Remove all the negativity before starting something new
Even though you may have handled the actual news of your lay-off with class and poise in that awful Friday meeting, you are more than likely going to find that you are upset, angry and a little depressed when it finaly sinks in that someone evaluated what you do and decided they could do without. Give yourself a day or two (no more!) to wallow in your misery. Curse as much as you want to, think the nastiest thoughts about your boss/her boss/the whole company even, have a good cry, vent to a supportive partner/friends/parents, do whatever works for you so you can get rid of the negativity. Then take a deep breath and move on. Your goal is to create a clean slate by letting go of your frustration, disappointment, anger and whatever strong negative emotions are associated with being laid off. But remember, if you find yourself even remotely tempted to put any of your crazier thoughts into action, seek counseling immediately!

Learn something new
Budget some money towards a "new life fund" and use it to learn something new. Remember that interesting ad you read on your 50-minute train ride into work about learning how to be a pastry chef? Or maybe it was about a woodworking class or golf lessons or just something that you have wondered if you would like to do. This would be a great time to take the plunge and learn something new. Spending $500.00 to learn Italian might not seem to be the smartest thing to do when you know you don't have any income coming in, but who knows, it might even lead into a more successful career choice.

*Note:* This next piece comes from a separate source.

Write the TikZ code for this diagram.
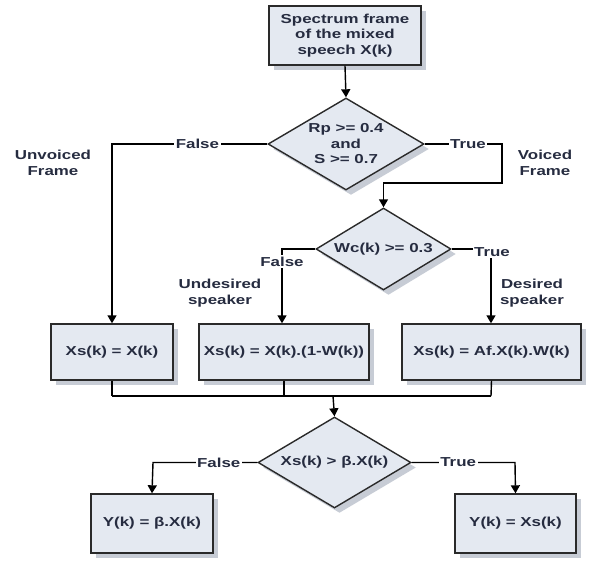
\documentclass[tikz,border=0pt]{standalone}
\usepackage{fontspec}
\setmainfont{Liberation Sans}[FakeStretch=1.3]
\usetikzlibrary{shapes.geometric,arrows.meta,shadows}
\definecolor{boxfill}{HTML}{E4E9F1}
\definecolor{shadowc}{HTML}{C7CCD5}
\definecolor{txt}{HTML}{262C40}
\definecolor{edge}{HTML}{2A2A2A}
\tikzset{
  base/.style={draw=edge, line width=1.4pt, fill=boxfill, text=txt,
    font=\fontsize{13}{15.5}\selectfont\bfseries, align=center,
    drop shadow={shadow xshift=5pt, shadow yshift=-5pt, fill=shadowc, opacity=1}},
  procbox/.style={base, rectangle, inner sep=0pt},
  decide/.style={base, diamond, inner sep=0pt},
  conn/.style={line width=1.4pt, draw=black},
  arr/.style={conn, -{Triangle[length=8pt,width=9pt]}},
  lbl/.style={text=txt, font=\fontsize{13}{16.5}\selectfont\bfseries, align=center, inner sep=1pt},
  onlbl/.style={lbl, fill=white, inner sep=1.5pt}
}
\begin{document}
\begin{tikzpicture}[x=1pt,y=-1pt]
\useasboundingbox[fill=white] (0,0) rectangle (592,563);
% nodes
\node[procbox, minimum width=152pt, minimum height=59pt] (top) at (345,35.5) {Spectrum frame\\of the mixed\\speech X(k)};
\node[decide, minimum width=156pt, minimum height=92pt, aspect=1.7] (d1) at (346,144) {Rp >= 0.4\\and\\S >= 0.7};
\node[decide, minimum width=135pt, minimum height=82pt, aspect=1.65] (d2) at (383.5,249) {Wc(k) >= 0.3};
\node[procbox, minimum width=122pt, minimum height=56pt] (bl) at (112,352) {Xs(k) = X(k)};
\node[procbox, minimum width=170pt, minimum height=56pt] (bm) at (284,352) {Xs(k) = X(k).(1-W(k))};
\node[procbox, minimum width=179pt, minimum height=56pt] (br) at (491.5,352) {Xs(k) = Af.X(k).W(k)};
\node[decide, minimum width=153pt, minimum height=91pt, aspect=1.68] (d3) at (334.5,462.5) {Xs(k) > β.X(k)};
\node[procbox, minimum width=122pt, minimum height=59pt] (yl) at (152,523.5) {Y(k) = β.X(k)};
\node[procbox, minimum width=121pt, minimum height=59pt] (yr) at (515.5,523.5) {Y(k) = Xs(k)};
% side labels
\node[lbl] (unv) at (53,163) {Unvoiced\\Frame};
\node[lbl] (voi) at (545,163) {Voiced\\Frame};
\node[lbl] (und) at (220,293) {Undesired\\speaker};
\node[lbl] (des) at (532,293) {Desired\\speaker};
% corner coordinates
\coordinate (c1) at (112,144);
\coordinate (c2a) at (502,144);
\coordinate (c2b) at (502,183);
\coordinate (c2c) at (383.5,183);
\coordinate (c3) at (282,249);
\coordinate (c4) at (491,249);
\coordinate (jl) at (112,396);
\coordinate (jm) at (284,396);
\coordinate (jr) at (491,396);
\coordinate (jc) at (333,396);
\coordinate (c5) at (153,462.5);
\coordinate (c6) at (515,462.5);
% connectors
\draw[arr] (top.south) -- (d1.north);
\draw[arr] (d1.west) -- node[onlbl, pos=0.45] (f1) {False} (c1) -- (bl.north);
\draw[arr] (d1.east) -- node[onlbl, pos=0.56] (t1) {True} (c2a) -- (c2b) -- (c2c) -- (d2.north);
\draw[arr] (d2.west) -- (c3) -- node[onlbl, pos=0.17] (f2) {False} (c3 |- bm.north);
\draw[arr] (d2.east) -- (c4) -- (c4 |- br.north);
\node[onlbl] (t2) at (492,252) {True};
\draw[conn] (bl.south) -- (jl);
\draw[conn] (bm.south) -- (jm);
\draw[conn] (br.south) -- (jr);
\draw[conn] (jl) -- (jr);
\draw[arr] (jc) -- (d3.north);
\draw[arr] (d3.west) -- node[onlbl, pos=0.37] (f3) {False} (c5) -- (yl.north);
\draw[arr] (d3.east) -- node[onlbl, pos=0.45] (t3) {True} (c6) -- (yr.north);
\end{tikzpicture}
\end{document}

Attitude really does matter
Lastly, keep thinking positive thoughts. Sure there will be days when you will feel realy down in the dumps and feel like giving up. Don't let those days become the norm though. Surround yourself with positive energy ... and if that means cutting connections with people, things or places that bring you down, do it ruthlessly! Train yourself to look for the silver lining behind that dark cloud, while keeping on working at your goals, whether they are finding a new job or making your newly minted cookie business successful.